I introduced \tau for the shape parameter, as the \alpha letter seems to be used at other places.

As for 1), since the rate parameter of the gamma is allowed to vary, we no longer have \sum r_i \sim \rm{Gamma}( \rm{something}), but we will approximate it this way by matching moments.

You have already worked out how to get m = E(r_i) (i.e. combining the Gamma distribution with the h transform), but we would still need to work out the variance - is it possible?

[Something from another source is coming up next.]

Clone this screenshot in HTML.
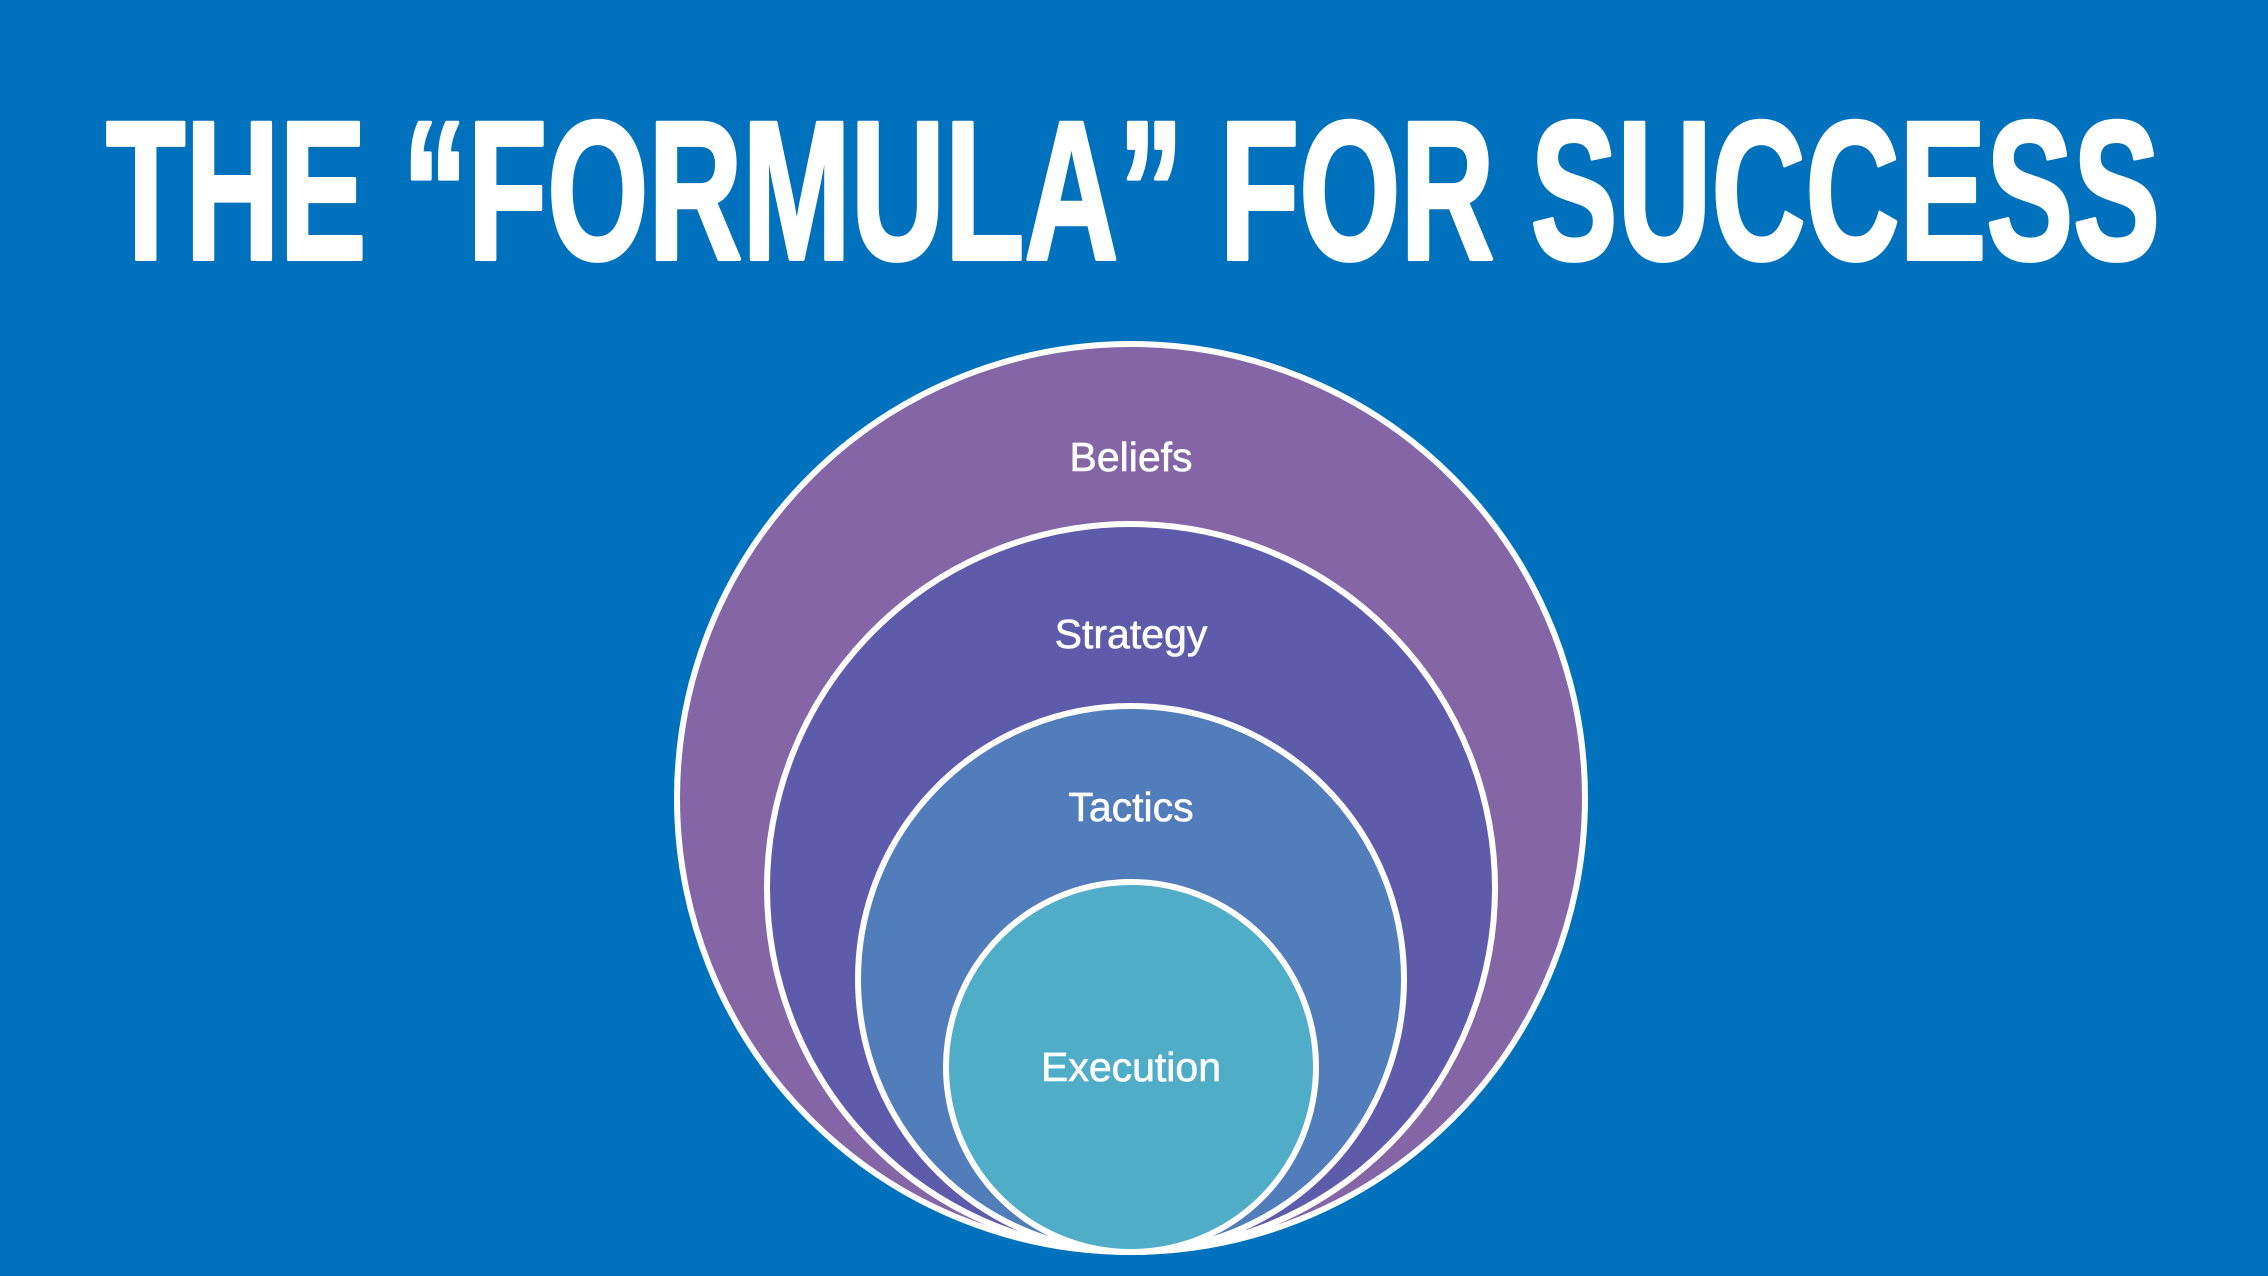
<!DOCTYPE html>
<html><head><meta charset="utf-8"><style>
html,body{margin:0;padding:0;background:#0071bc;}
svg{display:block}
</style></head><body>
<svg width="2268" height="1276" viewBox="0 0 2268 1276" xmlns="http://www.w3.org/2000/svg">
<rect width="2268" height="1276" fill="#0071bc"/>
<text x="106" y="259" textLength="2054" lengthAdjust="spacingAndGlyphs" font-family="'Liberation Sans Narrow','Liberation Sans',sans-serif" font-weight="bold" font-size="198" fill="#fff" stroke="#fff" stroke-width="4" stroke-linejoin="round">THE “FORMULA” FOR SUCCESS</text>
<g stroke="#fff" stroke-width="6">
<circle cx="1131" cy="798" r="454" fill="#8466a6"/>
<circle cx="1131" cy="888" r="364" fill="#5e5bab"/>
<circle cx="1131" cy="979" r="273" fill="#517dba"/>
<circle cx="1131" cy="1067" r="185" fill="#4fadc8"/>
</g>
<g fill="#fff" stroke="#fff" stroke-width="0.6" font-family="'Liberation Sans',sans-serif" font-size="41" text-anchor="middle">
<text x="1131" y="471">Beliefs</text>
<text x="1131" y="648">Strategy</text>
<text x="1131" y="821">Tactics</text>
<text x="1131" y="1081">Execution</text>
</g>
</svg>
</body></html>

Now for 2), the covariance. I am building slightly on top of one of my previous posts, but to adjust it to the situation at hand, we have:

\rm{Var}(\sum r_i) = \sum \rm{Var}(r_i) + 2 \sum_{1 < i < j < Q} \rm{Cov}(r_i, r_j) = \\ = Q (\rm{Var}(r_1)) + Q(Q - 1) \rm{Cov}(r_1, r_2) \\

(since we assume that r_i are interchangeable). And we could approximate the covariance via the covariance of the Dirichlet. So having a as the shared Dirichlet parameter across all the segments, we would have

\rm{Cov}(r_1, r_2) \approx \rm{Cov}(h(x_1), h(x_2)) \approx \frac{h(x_1)}{x_1} \frac{h(x_2)}{x_2} \rm{Cov}(x_1, x_2) \approx \\ \rm{E} \left( \frac{h(x_1)}{x_1} \right) ^2 \frac{-a^2}{(Na)^2(Na + 1)}

Where \rm{E} \left( \frac{h(x_1)}{x_1} \right) should be hopefully possible to find analytically, or one could just put another approximation, maybe

\rm{E} \left( \frac{h(x_1)}{x_1} \right) \approx \frac{h(E(x_1))}{E(x_1)}

would be enough…

Obviously, it is possible I am wrong. But if you haven’t tried something like this already, I would give it a try.

Best of luck and hopefully I am not putting you on a wrong track.